## What you should do
Answer with a number only: how many lines of the data contain "this"?

(Source code of charts)
------------------------------

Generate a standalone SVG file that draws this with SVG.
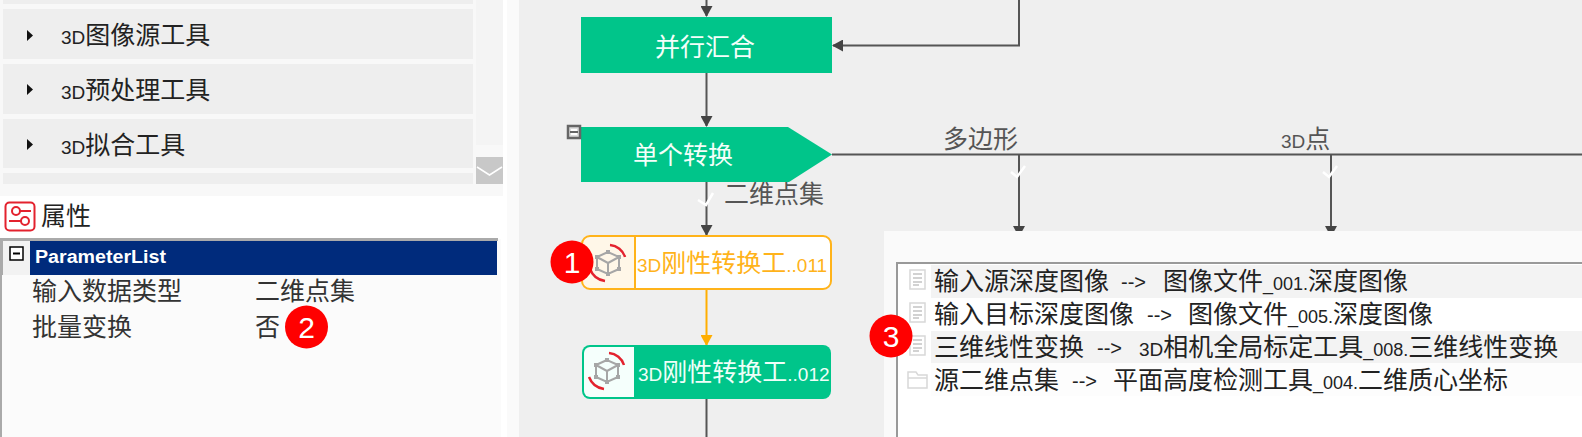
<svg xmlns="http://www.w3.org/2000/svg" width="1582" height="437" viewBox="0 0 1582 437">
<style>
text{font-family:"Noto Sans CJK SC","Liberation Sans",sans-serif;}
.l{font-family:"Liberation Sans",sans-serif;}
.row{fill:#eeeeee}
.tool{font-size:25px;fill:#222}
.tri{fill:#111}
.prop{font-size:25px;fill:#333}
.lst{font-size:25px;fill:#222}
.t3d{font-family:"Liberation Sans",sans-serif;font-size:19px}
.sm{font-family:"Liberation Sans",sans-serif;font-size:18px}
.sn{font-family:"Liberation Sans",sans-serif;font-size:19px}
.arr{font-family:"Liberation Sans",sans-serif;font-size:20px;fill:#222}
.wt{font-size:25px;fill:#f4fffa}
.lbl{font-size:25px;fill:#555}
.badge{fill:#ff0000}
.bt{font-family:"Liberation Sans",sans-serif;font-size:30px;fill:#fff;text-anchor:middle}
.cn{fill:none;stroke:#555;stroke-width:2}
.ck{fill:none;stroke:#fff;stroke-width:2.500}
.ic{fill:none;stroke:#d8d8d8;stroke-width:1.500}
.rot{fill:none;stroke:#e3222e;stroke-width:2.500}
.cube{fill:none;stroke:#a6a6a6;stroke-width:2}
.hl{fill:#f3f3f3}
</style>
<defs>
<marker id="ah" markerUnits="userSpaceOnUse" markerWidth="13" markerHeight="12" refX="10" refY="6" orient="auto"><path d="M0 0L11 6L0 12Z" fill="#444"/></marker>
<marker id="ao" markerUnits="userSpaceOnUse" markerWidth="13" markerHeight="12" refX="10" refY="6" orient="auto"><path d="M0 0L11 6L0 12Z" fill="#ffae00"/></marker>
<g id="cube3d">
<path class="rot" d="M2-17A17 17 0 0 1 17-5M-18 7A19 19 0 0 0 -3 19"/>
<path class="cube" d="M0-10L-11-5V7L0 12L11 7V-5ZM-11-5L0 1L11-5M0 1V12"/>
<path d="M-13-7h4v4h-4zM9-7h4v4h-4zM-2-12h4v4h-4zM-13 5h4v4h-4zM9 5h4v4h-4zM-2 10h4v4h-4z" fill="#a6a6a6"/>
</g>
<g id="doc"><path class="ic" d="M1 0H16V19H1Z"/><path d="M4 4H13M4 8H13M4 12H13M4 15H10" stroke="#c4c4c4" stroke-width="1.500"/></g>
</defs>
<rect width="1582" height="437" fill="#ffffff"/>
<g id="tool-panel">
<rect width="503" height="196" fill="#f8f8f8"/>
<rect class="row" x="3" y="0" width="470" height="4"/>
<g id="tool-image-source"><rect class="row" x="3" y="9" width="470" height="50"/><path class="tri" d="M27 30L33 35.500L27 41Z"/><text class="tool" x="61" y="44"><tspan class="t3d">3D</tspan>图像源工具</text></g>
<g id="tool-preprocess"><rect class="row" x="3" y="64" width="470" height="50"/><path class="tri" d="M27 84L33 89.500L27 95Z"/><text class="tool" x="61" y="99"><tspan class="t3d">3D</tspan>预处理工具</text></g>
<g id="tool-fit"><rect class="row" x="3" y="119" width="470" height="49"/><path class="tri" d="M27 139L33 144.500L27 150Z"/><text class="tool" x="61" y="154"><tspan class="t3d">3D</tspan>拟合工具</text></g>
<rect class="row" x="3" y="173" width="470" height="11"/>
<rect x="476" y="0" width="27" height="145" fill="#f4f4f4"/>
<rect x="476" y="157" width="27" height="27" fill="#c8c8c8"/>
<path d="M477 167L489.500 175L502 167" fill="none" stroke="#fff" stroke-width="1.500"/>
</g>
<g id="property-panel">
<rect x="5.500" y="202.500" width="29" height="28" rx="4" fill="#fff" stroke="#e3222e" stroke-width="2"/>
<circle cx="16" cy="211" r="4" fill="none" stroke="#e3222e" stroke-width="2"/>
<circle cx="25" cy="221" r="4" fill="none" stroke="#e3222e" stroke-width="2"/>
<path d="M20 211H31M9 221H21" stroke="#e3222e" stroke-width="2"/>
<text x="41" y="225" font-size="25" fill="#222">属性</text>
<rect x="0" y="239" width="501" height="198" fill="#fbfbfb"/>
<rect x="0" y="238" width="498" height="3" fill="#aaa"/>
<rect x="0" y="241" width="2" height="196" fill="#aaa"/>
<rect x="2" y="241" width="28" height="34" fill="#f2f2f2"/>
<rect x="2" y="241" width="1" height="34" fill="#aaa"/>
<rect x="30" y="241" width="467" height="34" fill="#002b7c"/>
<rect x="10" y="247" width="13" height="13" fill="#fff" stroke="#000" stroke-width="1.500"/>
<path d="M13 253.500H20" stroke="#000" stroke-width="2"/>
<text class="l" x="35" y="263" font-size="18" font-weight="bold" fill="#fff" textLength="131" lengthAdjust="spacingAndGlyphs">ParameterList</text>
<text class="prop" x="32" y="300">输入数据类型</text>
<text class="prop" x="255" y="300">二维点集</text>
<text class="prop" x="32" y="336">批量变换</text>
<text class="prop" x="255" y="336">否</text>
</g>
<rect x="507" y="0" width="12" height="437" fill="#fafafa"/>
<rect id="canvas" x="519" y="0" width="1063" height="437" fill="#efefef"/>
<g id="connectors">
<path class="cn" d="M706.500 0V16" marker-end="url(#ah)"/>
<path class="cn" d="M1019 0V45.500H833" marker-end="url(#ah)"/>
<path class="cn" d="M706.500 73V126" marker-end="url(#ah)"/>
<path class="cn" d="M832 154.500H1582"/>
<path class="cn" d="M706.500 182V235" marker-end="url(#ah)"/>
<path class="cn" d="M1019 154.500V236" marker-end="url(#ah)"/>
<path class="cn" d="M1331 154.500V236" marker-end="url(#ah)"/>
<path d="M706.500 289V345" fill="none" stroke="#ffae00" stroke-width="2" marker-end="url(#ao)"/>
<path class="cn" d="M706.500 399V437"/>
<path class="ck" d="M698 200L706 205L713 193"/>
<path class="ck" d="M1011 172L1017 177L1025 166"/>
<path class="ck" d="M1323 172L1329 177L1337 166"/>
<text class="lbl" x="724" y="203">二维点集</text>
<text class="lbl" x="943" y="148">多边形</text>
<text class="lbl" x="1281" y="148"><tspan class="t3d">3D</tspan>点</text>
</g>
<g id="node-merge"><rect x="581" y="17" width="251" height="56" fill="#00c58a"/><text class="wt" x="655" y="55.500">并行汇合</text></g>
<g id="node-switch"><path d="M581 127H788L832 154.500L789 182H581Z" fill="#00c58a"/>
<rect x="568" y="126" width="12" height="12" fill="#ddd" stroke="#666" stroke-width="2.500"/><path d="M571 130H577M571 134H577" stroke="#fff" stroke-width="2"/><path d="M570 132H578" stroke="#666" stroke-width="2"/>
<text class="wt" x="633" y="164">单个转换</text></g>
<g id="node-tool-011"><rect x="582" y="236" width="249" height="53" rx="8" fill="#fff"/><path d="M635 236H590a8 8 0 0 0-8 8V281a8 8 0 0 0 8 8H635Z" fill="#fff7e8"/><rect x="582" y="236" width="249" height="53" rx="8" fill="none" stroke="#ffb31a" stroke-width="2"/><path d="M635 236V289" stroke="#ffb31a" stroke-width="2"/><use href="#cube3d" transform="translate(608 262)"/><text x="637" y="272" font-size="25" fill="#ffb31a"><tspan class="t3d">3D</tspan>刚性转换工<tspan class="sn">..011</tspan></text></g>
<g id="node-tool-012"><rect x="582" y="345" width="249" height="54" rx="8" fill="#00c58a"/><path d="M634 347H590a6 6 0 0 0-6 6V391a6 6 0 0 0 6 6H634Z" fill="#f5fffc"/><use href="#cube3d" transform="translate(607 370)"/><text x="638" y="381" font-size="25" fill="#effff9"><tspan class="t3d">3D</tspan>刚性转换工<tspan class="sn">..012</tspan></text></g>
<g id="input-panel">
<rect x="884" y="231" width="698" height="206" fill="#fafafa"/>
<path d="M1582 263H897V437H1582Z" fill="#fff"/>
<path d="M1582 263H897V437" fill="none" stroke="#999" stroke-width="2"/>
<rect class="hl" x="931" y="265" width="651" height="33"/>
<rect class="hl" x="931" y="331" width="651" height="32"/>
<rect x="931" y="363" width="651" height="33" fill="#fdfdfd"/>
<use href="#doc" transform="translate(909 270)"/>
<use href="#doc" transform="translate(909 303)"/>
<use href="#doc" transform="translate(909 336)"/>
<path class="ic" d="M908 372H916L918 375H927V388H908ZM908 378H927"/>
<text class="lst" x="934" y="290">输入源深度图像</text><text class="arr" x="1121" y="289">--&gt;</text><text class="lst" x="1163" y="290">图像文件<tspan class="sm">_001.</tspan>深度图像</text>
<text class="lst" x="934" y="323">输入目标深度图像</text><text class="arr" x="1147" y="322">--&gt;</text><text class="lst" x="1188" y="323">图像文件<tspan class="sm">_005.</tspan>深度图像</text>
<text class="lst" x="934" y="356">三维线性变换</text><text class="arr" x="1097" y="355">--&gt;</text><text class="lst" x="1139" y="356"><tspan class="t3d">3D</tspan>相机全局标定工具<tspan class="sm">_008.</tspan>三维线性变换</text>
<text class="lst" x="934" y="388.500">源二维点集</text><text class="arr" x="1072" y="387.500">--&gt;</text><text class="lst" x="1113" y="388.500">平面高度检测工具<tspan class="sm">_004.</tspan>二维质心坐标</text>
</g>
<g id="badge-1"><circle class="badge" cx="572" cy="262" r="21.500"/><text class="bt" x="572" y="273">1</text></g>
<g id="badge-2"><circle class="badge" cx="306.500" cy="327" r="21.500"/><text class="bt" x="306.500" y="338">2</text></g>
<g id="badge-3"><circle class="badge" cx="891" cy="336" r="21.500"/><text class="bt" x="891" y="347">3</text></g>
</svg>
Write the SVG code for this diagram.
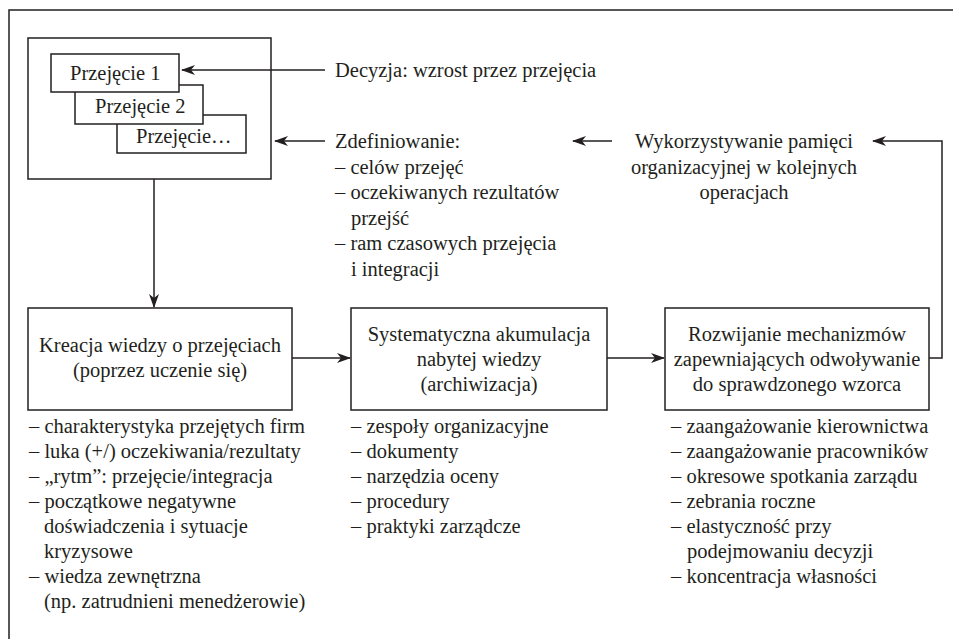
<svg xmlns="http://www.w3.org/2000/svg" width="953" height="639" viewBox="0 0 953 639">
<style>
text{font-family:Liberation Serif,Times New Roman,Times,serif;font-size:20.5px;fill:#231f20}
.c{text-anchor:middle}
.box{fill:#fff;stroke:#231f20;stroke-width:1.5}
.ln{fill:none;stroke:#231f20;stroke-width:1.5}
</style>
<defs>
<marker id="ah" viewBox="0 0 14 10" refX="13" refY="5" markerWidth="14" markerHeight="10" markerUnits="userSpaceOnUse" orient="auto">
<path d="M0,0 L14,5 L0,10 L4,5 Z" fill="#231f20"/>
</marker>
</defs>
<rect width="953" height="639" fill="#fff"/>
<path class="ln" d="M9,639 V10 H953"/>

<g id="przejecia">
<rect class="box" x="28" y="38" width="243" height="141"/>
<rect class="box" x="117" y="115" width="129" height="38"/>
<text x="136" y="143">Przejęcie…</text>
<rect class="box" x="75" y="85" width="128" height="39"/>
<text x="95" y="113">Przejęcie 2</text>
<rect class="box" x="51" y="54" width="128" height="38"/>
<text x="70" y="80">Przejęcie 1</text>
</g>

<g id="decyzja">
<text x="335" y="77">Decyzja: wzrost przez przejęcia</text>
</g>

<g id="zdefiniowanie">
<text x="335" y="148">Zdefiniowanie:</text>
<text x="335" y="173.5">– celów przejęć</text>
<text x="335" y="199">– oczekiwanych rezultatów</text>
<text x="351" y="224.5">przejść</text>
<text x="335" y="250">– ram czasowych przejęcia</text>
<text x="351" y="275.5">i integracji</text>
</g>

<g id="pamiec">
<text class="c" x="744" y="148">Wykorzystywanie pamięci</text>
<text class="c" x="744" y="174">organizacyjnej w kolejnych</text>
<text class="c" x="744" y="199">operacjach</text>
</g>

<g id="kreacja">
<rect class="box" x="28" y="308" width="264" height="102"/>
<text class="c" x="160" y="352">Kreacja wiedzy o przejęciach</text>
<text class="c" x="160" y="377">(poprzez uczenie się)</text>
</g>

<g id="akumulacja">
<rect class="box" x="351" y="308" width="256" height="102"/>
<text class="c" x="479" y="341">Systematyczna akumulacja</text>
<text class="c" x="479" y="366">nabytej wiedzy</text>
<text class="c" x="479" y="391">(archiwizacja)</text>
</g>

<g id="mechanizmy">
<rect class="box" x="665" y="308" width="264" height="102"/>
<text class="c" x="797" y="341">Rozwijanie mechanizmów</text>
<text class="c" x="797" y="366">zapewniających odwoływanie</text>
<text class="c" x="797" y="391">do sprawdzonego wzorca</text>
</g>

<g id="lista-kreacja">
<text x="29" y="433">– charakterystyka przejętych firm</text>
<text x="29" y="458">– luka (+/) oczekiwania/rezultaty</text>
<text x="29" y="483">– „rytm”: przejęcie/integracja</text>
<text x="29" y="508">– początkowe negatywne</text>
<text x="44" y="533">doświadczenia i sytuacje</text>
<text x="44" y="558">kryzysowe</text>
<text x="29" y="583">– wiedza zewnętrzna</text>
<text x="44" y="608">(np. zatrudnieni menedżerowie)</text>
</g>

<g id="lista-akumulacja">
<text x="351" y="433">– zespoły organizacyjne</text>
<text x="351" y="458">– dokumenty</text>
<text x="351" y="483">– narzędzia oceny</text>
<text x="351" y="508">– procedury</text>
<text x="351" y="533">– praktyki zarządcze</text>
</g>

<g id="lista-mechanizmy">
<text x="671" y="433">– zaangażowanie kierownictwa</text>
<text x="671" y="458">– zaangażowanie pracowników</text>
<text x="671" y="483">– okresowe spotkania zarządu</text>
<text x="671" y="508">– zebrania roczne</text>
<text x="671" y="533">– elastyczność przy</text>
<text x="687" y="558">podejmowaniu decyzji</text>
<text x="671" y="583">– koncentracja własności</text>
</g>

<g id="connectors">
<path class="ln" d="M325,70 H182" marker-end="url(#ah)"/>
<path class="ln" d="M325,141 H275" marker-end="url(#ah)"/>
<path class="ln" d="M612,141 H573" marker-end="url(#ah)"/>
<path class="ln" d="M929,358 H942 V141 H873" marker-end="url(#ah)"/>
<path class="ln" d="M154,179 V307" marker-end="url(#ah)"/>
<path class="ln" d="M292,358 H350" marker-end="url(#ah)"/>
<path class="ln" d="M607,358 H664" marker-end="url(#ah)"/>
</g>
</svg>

------------------------------

## Completed task
2